The Scots army, again made up chiefly of spear-men as at Stirling, was arranged in four great armoured 'hedgehogs' known as schiltrons. The long spears (pikes) pointed outwards at various heights gave these formations a formidable and impenetrable appearance. The gaps between the schiltrons were filled with archers and to the rear there was a small troop of men-at-arms, provided by the Comyns and other magnates.

On Tuesday 22 July, the English cavalry, divided into four battalions, (also described as battles), finally caught sight of their elusive enemy. The left was commanded by the Earls of Norfolk, Hereford and Lincoln. The right was under the command of Antony Bek, Bishop of Durham, while the King commanded the centre, still a little distance to the rear of the vanguard. Once in sight of the enemy, Norfolk and his colleagues began an immediate attack, but on encountering a small marsh to the front of the Scots position, made a long detour to the west before being able to make contact with the right of Wallace's army. Bek tried to hold back his own battalion to give the King time to get into position but he was overruled by his impatient knights, who were anxious to join their comrades on the left in an immediate attack. In a disorganised pell-mell the cavalry finally closed on the Scots, on the right and left. The party of men-at-arms under John Comyn left the field immediately.

The Scots bowmen commanded by Sir John Stewart of Bonkill, the younger brother of the High Steward of Scotland, stood their ground and were quickly destroyed. But the schiltrons held firm, with the knights making little impression on the dense forest of long spears, and a small number of riders being killed under their horses. King Edward arrived in time to witness the discomfiture of his cavalry and quickly restored discipline. The knights were ordered to withdraw and Edward prepared to employ the tactics that the Earl of Warwick had used to defeat the Welsh spearmen at the Battle of Maes Moydog in 1295. The Scottish cavalry charged the English cavalry, but seeing the vast numbers that were formed against them they then fled the field, abandoning their fellow Scottish comrades to the slaughter.

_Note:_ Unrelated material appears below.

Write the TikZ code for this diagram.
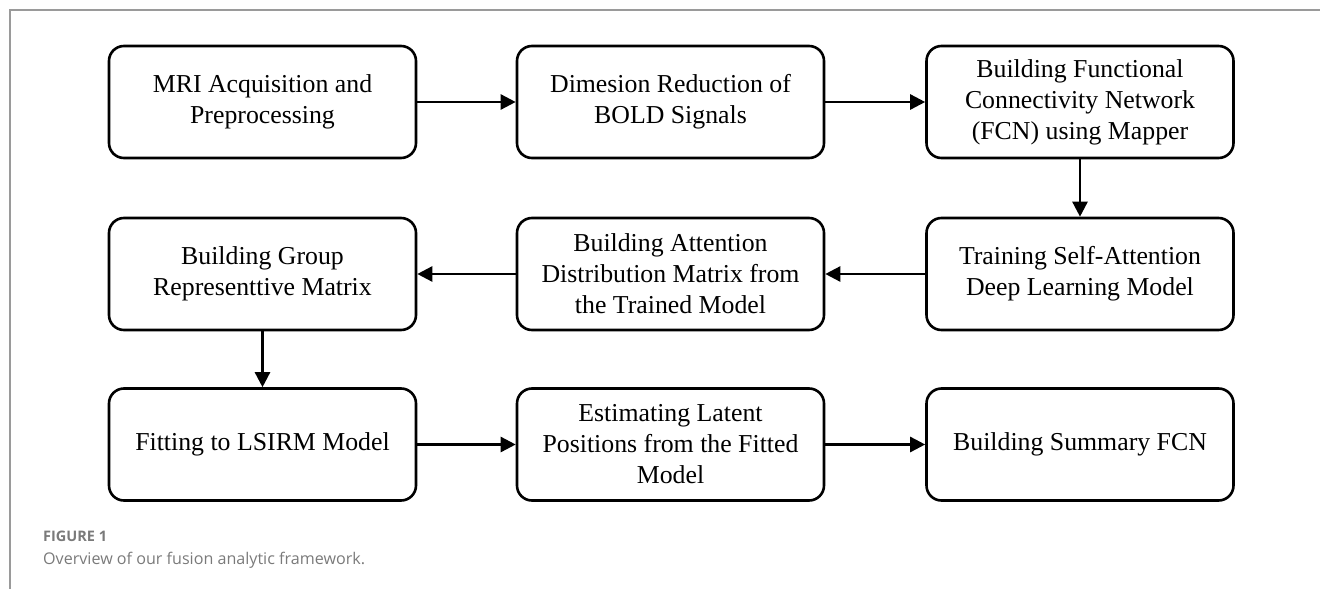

Edward's longbowmen were brought into place and quickly overcame the inexperienced force of badly armed Scottish archers. The schiltrons were an easy target; they had no defence and nowhere to hide. The hail of arrows was supplemented by crossbow and slingshot. Unable to retreat or attack, the battle was lost for the Scots almost as soon as the first arrows began to fall. The English cavalry waited, this time observing the King's command, until the Scots ranks were thin enough to allow them to penetrate the Scottish formation and cause whatever damage they could. The English footsoldiers, who had been advancing during the English barrage on the Scottish formations, closed the distance and the schiltrons finally started to break and scatter.  A great many Scots were killed, including Macduff, son of the Earl of Fife. The survivors, Wallace included, escaped as best they could, mostly into the nearby forest of Torwood where their pursuers could not safely follow.